# 100 ball cricket



## Chris Hobson (Jul 24, 2021)

I'm really loving the 100 ball cricket. My initial thought was what's wrong with 20/20, do we really need yet another format? As it turns out it has been hugely entertaining. I particularly like the fact that the women's game is being given equal standing with the mens. Sure the standard of play of the women's game still has some catching up to do, but I can enjoy the cricket and looking at the girls at the same time. The fact that the event is sponsored by KP snack foods suggests a snack food equivalent of a drinking game. Every time Welsh Fire score a boundary you have to eat a hoola hoop, I only just learned that Pombears are a thing.


----------



## Thebearcametoo (Jul 24, 2021)

It’s a lot of fun.
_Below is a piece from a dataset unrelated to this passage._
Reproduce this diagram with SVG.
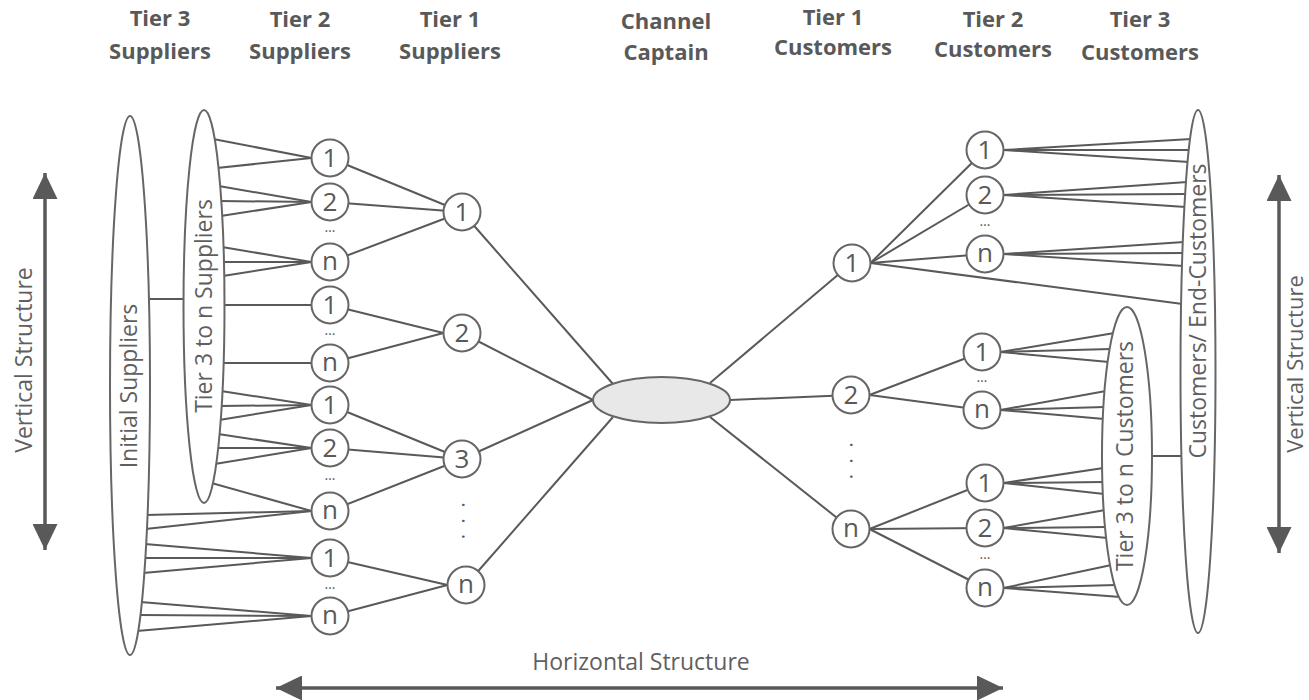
<svg xmlns="http://www.w3.org/2000/svg" width="1309" height="700" viewBox="0 0 1309 700">
  <defs>
    <style>
      .ln { stroke: #595959; stroke-width: 2; fill: none; }
      .nd { fill: #ffffff; stroke: #666666; stroke-width: 2; }
      .cap { fill: #e8e8e8; stroke: #666666; stroke-width: 2; }
      .num { font-family: "Open Sans", "Liberation Sans", sans-serif; font-size: 26px; fill: #595959; text-anchor: middle; }
      .lbl { font-family: "Open Sans", "Liberation Sans", sans-serif; font-size: 23px; fill: #5f5f5f; text-anchor: middle; }
      .hdr { font-family: "Open Sans", "Liberation Sans", sans-serif; font-size: 22px; font-weight: 700; fill: #595959; text-anchor: middle; }
      .dots { font-family: "Open Sans", "Liberation Sans", sans-serif; font-size: 14px; fill: #595959; text-anchor: middle; }
      .vdots { font-family: "Open Sans", "Liberation Sans", sans-serif; font-size: 20px; fill: #595959; letter-spacing: 10.6px; }
      .arr { stroke: #595959; stroke-width: 3.5; fill: none; }
    </style>
    <marker id="head" markerUnits="userSpaceOnUse" markerWidth="26" markerHeight="25" refX="26" refY="12.5" orient="auto-start-reverse" viewBox="0 0 26 25">
      <path d="M0,0 L26,12.5 L0,25 Z" fill="#595959"/>
    </marker>
  </defs>

  <rect width="1309" height="700" fill="#ffffff"/>

  <!-- column headers -->
  <g id="headers">
    <text class="hdr" x="160" y="26">Tier 3</text>
    <text class="hdr" x="160" y="59">Suppliers</text>
    <text class="hdr" x="300" y="27">Tier 2</text>
    <text class="hdr" x="300" y="59">Suppliers</text>
    <text class="hdr" x="450" y="27">Tier 1</text>
    <text class="hdr" x="450" y="59">Suppliers</text>
    <text class="hdr" x="666" y="29">Channel</text>
    <text class="hdr" x="666" y="60">Captain</text>
    <text class="hdr" x="833" y="25">Tier 1</text>
    <text class="hdr" x="833" y="55">Customers</text>
    <text class="hdr" x="993" y="27">Tier 2</text>
    <text class="hdr" x="993" y="57">Customers</text>
    <text class="hdr" x="1140" y="27">Tier 3</text>
    <text class="hdr" x="1140" y="60">Customers</text>
  </g>

  <!-- connectors -->
  <g id="connectors" class="ln">
    <!-- link between the two supplier groups -->
    <line x1="148" y1="299" x2="186" y2="299"/>
    <!-- tier 3 suppliers to tier 2 suppliers -->
    <line x1="311.5" y1="158" x2="213.2" y2="139"/>
    <line x1="311.5" y1="158" x2="217" y2="168"/>
    <line x1="311.5" y1="202" x2="218.7" y2="186"/>
    <line x1="311.5" y1="202" x2="219.8" y2="201"/>
    <line x1="311.5" y1="202" x2="220.7" y2="216"/>
    <line x1="311.5" y1="262" x2="222" y2="247"/>
    <line x1="311.5" y1="262" x2="222.5" y2="262"/>
    <line x1="311.5" y1="262" x2="222.8" y2="276"/>
    <line x1="311.5" y1="305" x2="223" y2="305"/>
    <line x1="311.5" y1="363" x2="222" y2="363"/>
    <line x1="311.5" y1="405" x2="221" y2="391"/>
    <line x1="311.5" y1="405" x2="220.2" y2="406"/>
    <line x1="311.5" y1="405" x2="219.2" y2="420"/>
    <line x1="311.5" y1="448" x2="218.1" y2="434"/>
    <line x1="311.5" y1="448" x2="216.7" y2="448"/>
    <line x1="311.5" y1="448" x2="214.7" y2="464"/>
    <line x1="311.5" y1="511" x2="211.5" y2="483"/>
    <line x1="311.5" y1="511" x2="146" y2="515"/>
    <line x1="311.5" y1="511" x2="145.4" y2="529"/>
    <line x1="311.5" y1="558" x2="144.7" y2="544"/>
    <line x1="311.5" y1="558" x2="143.9" y2="558"/>
    <line x1="311.5" y1="558" x2="142.9" y2="573"/>
    <line x1="311.5" y1="616" x2="140.4" y2="602"/>
    <line x1="311.5" y1="616" x2="139" y2="615"/>
    <line x1="311.5" y1="616" x2="136.7" y2="631"/>
    <!-- tier 2 suppliers to tier 1 suppliers -->
    <line x1="330" y1="158" x2="462" y2="212"/>
    <line x1="330" y1="202" x2="462" y2="212"/>
    <line x1="330" y1="262" x2="462" y2="212"/>
    <line x1="330" y1="305" x2="443.5" y2="333"/>
    <line x1="330" y1="363" x2="443.5" y2="333"/>
    <line x1="330" y1="405" x2="462" y2="459"/>
    <line x1="330" y1="448" x2="462" y2="459"/>
    <line x1="330" y1="511" x2="462" y2="459"/>
    <line x1="330" y1="558" x2="447.5" y2="585"/>
    <line x1="330" y1="616" x2="447.5" y2="585"/>
    <!-- tier 1 suppliers to channel captain -->
    <line x1="462" y1="212" x2="613" y2="384"/>
    <line x1="462" y1="333" x2="593" y2="400"/>
    <line x1="462" y1="459" x2="593" y2="400"/>
    <line x1="466" y1="585" x2="613" y2="417"/>
    <!-- channel captain to tier 1 customers -->
    <line x1="710" y1="383" x2="852" y2="263"/>
    <line x1="730" y1="400" x2="851" y2="395"/>
    <line x1="710" y1="417" x2="851" y2="529"/>
    <!-- tier 1 customers to tier 2 customers -->
    <line x1="870.5" y1="263" x2="985" y2="150"/>
    <line x1="870.5" y1="263" x2="985" y2="195"/>
    <line x1="870.5" y1="263" x2="985" y2="254"/>
    <line x1="870.5" y1="263" x2="1182.6" y2="304"/>
    <line x1="869.5" y1="395" x2="982" y2="352"/>
    <line x1="869.5" y1="395" x2="982" y2="410"/>
    <line x1="869.5" y1="529" x2="985" y2="483"/>
    <line x1="869.5" y1="529" x2="985" y2="528"/>
    <line x1="869.5" y1="529" x2="985" y2="588"/>
    <!-- tier 2 customers to end customers -->
    <line x1="1003.5" y1="150" x2="1191.5" y2="139"/>
    <line x1="1003.5" y1="150" x2="1190.2" y2="150"/>
    <line x1="1003.5" y1="150" x2="1189" y2="162"/>
    <line x1="1003.5" y1="195" x2="1187.4" y2="182"/>
    <line x1="1003.5" y1="195" x2="1186.7" y2="194"/>
    <line x1="1003.5" y1="195" x2="1185.9" y2="207"/>
    <line x1="1003.5" y1="254" x2="1184.3" y2="242"/>
    <line x1="1003.5" y1="254" x2="1183.9" y2="253"/>
    <line x1="1003.5" y1="254" x2="1183.5" y2="266"/>
    <line x1="1000.5" y1="352" x2="1114.4" y2="333"/>
    <line x1="1000.5" y1="352" x2="1111.1" y2="349"/>
    <line x1="1000.5" y1="352" x2="1109.1" y2="362"/>
    <line x1="1000.5" y1="410" x2="1106" y2="391"/>
    <line x1="1000.5" y1="410" x2="1104.9" y2="407"/>
    <line x1="1000.5" y1="410" x2="1104.3" y2="419"/>
    <line x1="1003.5" y1="483" x2="1103.6" y2="468"/>
    <line x1="1003.5" y1="483" x2="1103.9" y2="482"/>
    <line x1="1003.5" y1="483" x2="1104.3" y2="494"/>
    <line x1="1003.5" y1="528" x2="1105.2" y2="510"/>
    <line x1="1003.5" y1="528" x2="1106.5" y2="527"/>
    <line x1="1003.5" y1="528" x2="1107.6" y2="538"/>
    <line x1="1003.5" y1="588" x2="1111.5" y2="565"/>
    <line x1="1003.5" y1="588" x2="1116" y2="585"/>
    <line x1="1003.5" y1="588" x2="1120.4" y2="597"/>
    <!-- link between the two customer groups -->
    <line x1="1150" y1="456" x2="1183" y2="456"/>
  </g>

  <!-- supplier groups -->
  <g id="initial-suppliers">
    <ellipse class="nd" cx="130" cy="385.5" rx="20" ry="269.5"/>
    <text class="lbl" transform="translate(137,386) rotate(-90)">Initial Suppliers</text>
  </g>
  <g id="tier3-suppliers">
    <ellipse class="nd" cx="204" cy="306.5" rx="20.5" ry="196.5"/>
    <text class="lbl" transform="translate(212,306) rotate(-90)">Tier 3 to n Suppliers</text>
  </g>

  <!-- tier 2 suppliers -->
  <g id="s2-a1"><circle class="nd" cx="330" cy="158" r="18.5"/><text class="num" x="330" y="167">1</text></g>
  <g id="s2-a2"><circle class="nd" cx="330" cy="202" r="18.5"/><text class="num" x="330" y="211">2</text></g>
  <g id="s2-an"><circle class="nd" cx="330" cy="262" r="18.5"/><text class="num" x="330" y="270">n</text></g>
  <g id="s2-b1"><circle class="nd" cx="330" cy="305" r="18.5"/><text class="num" x="330" y="314">1</text></g>
  <g id="s2-bn"><circle class="nd" cx="330" cy="363" r="18.5"/><text class="num" x="330" y="371">n</text></g>
  <g id="s2-c1"><circle class="nd" cx="330" cy="405" r="18.5"/><text class="num" x="330" y="414">1</text></g>
  <g id="s2-c2"><circle class="nd" cx="330" cy="448" r="18.5"/><text class="num" x="330" y="457">2</text></g>
  <g id="s2-cn"><circle class="nd" cx="330" cy="511" r="18.5"/><text class="num" x="330" y="519">n</text></g>
  <g id="s2-d1"><circle class="nd" cx="330" cy="558" r="18.5"/><text class="num" x="330" y="567">1</text></g>
  <g id="s2-dn"><circle class="nd" cx="330" cy="616" r="18.5"/><text class="num" x="330" y="624">n</text></g>
  <g id="s2-gaps">
    <text class="dots" x="330" y="232">…</text>
    <text class="dots" x="330" y="335">…</text>
    <text class="dots" x="330" y="480">…</text>
    <text class="dots" x="330" y="589">…</text>
  </g>

  <!-- tier 1 suppliers -->
  <g id="s1-1"><circle class="nd" cx="462" cy="212" r="18.5"/><text class="num" x="462" y="221">1</text></g>
  <g id="s1-2"><circle class="nd" cx="462" cy="333" r="18.5"/><text class="num" x="462" y="342">2</text></g>
  <g id="s1-3"><circle class="nd" cx="462" cy="459" r="18.5"/><text class="num" x="462" y="468">3</text></g>
  <g id="s1-n"><circle class="nd" cx="466" cy="585" r="18.5"/><text class="num" x="466" y="593">n</text></g>
  <g id="s1-gap">
    <text class="vdots" transform="translate(461.5,505) rotate(90)" x="-2.7">...</text>
  </g>

  <!-- focal company -->
  <g id="channel-captain">
    <ellipse class="cap" cx="661.5" cy="400" rx="68.5" ry="23"/>
  </g>

  <!-- tier 1 customers -->
  <g id="c1-1"><circle class="nd" cx="852" cy="263" r="18.5"/><text class="num" x="852" y="272">1</text></g>
  <g id="c1-2"><circle class="nd" cx="851" cy="395" r="18.5"/><text class="num" x="851" y="404">2</text></g>
  <g id="c1-n"><circle class="nd" cx="851" cy="529" r="18.5"/><text class="num" x="851" y="537">n</text></g>
  <g id="c1-gap">
    <text class="vdots" transform="translate(849.5,445) rotate(90)" x="-2.7">...</text>
  </g>

  <!-- tier 2 customers -->
  <g id="c2-a1"><circle class="nd" cx="985" cy="150" r="18.5"/><text class="num" x="985" y="159">1</text></g>
  <g id="c2-a2"><circle class="nd" cx="985" cy="195" r="18.5"/><text class="num" x="985" y="204">2</text></g>
  <g id="c2-an"><circle class="nd" cx="985" cy="254" r="18.5"/><text class="num" x="985" y="262">n</text></g>
  <g id="c2-b1"><circle class="nd" cx="982" cy="352" r="18.5"/><text class="num" x="982" y="361">1</text></g>
  <g id="c2-bn"><circle class="nd" cx="982" cy="410" r="18.5"/><text class="num" x="982" y="418">n</text></g>
  <g id="c2-c1"><circle class="nd" cx="985" cy="483" r="18.5"/><text class="num" x="985" y="492">1</text></g>
  <g id="c2-c2"><circle class="nd" cx="985" cy="528" r="18.5"/><text class="num" x="985" y="537">2</text></g>
  <g id="c2-cn"><circle class="nd" cx="985" cy="588" r="18.5"/><text class="num" x="985" y="596">n</text></g>
  <g id="c2-gaps">
    <text class="dots" x="985" y="226">…</text>
    <text class="dots" x="982" y="382">…</text>
    <text class="dots" x="985" y="559">…</text>
  </g>

  <!-- customer groups -->
  <g id="tier3-customers">
    <ellipse class="nd" cx="1127" cy="456" rx="25" ry="149"/>
    <text class="lbl" transform="translate(1133,456) rotate(-90)">Tier 3 to n Customers</text>
  </g>
  <g id="end-customers">
    <ellipse class="nd" cx="1198" cy="371.5" rx="17.5" ry="261.5"/>
    <text class="lbl" transform="translate(1206,311) rotate(-90)">Customers/ End-Customers</text>
  </g>

  <!-- structure arrows -->
  <g id="vertical-left">
    <line class="arr" x1="45" y1="173" x2="45" y2="550" marker-start="url(#head)" marker-end="url(#head)"/>
    <text class="lbl" transform="translate(32,360) rotate(-90)">Vertical Structure</text>
  </g>
  <g id="vertical-right">
    <line class="arr" x1="1279" y1="175" x2="1279" y2="553" marker-start="url(#head)" marker-end="url(#head)"/>
    <text class="lbl" transform="translate(1303,364) rotate(-90)" style="font-size:22px">Vertical Structure</text>
  </g>
  <g id="horizontal">
    <line class="arr" x1="276" y1="688" x2="1003" y2="688" marker-start="url(#head)" marker-end="url(#head)"/>
    <text class="lbl" x="641" y="670">Horizontal Structure</text>
  </g>
</svg>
In a similar vein we’ve been watching 3x3 basketball from the Olympics which is high energy and entertaining.


----------



## Daffers (Jul 25, 2021)

Was wed


----------



## Chris Hobson (Jul 25, 2021)

Does anyone else think that Joss Butler looks like Graham Chapman from Monty Python?


----------



## Chris Hobson (Aug 12, 2021)

Happily watching the Northern Superchargers totally splattering the Manchester Originals. A combination of brilliant batting and terrible fielding led to the first 200 score of the series. This has proved to be a very easy total to defend.

Also, please go to the sport and exercise section and give me some encouragement for my swim challenge for the guide dogs charity.


----------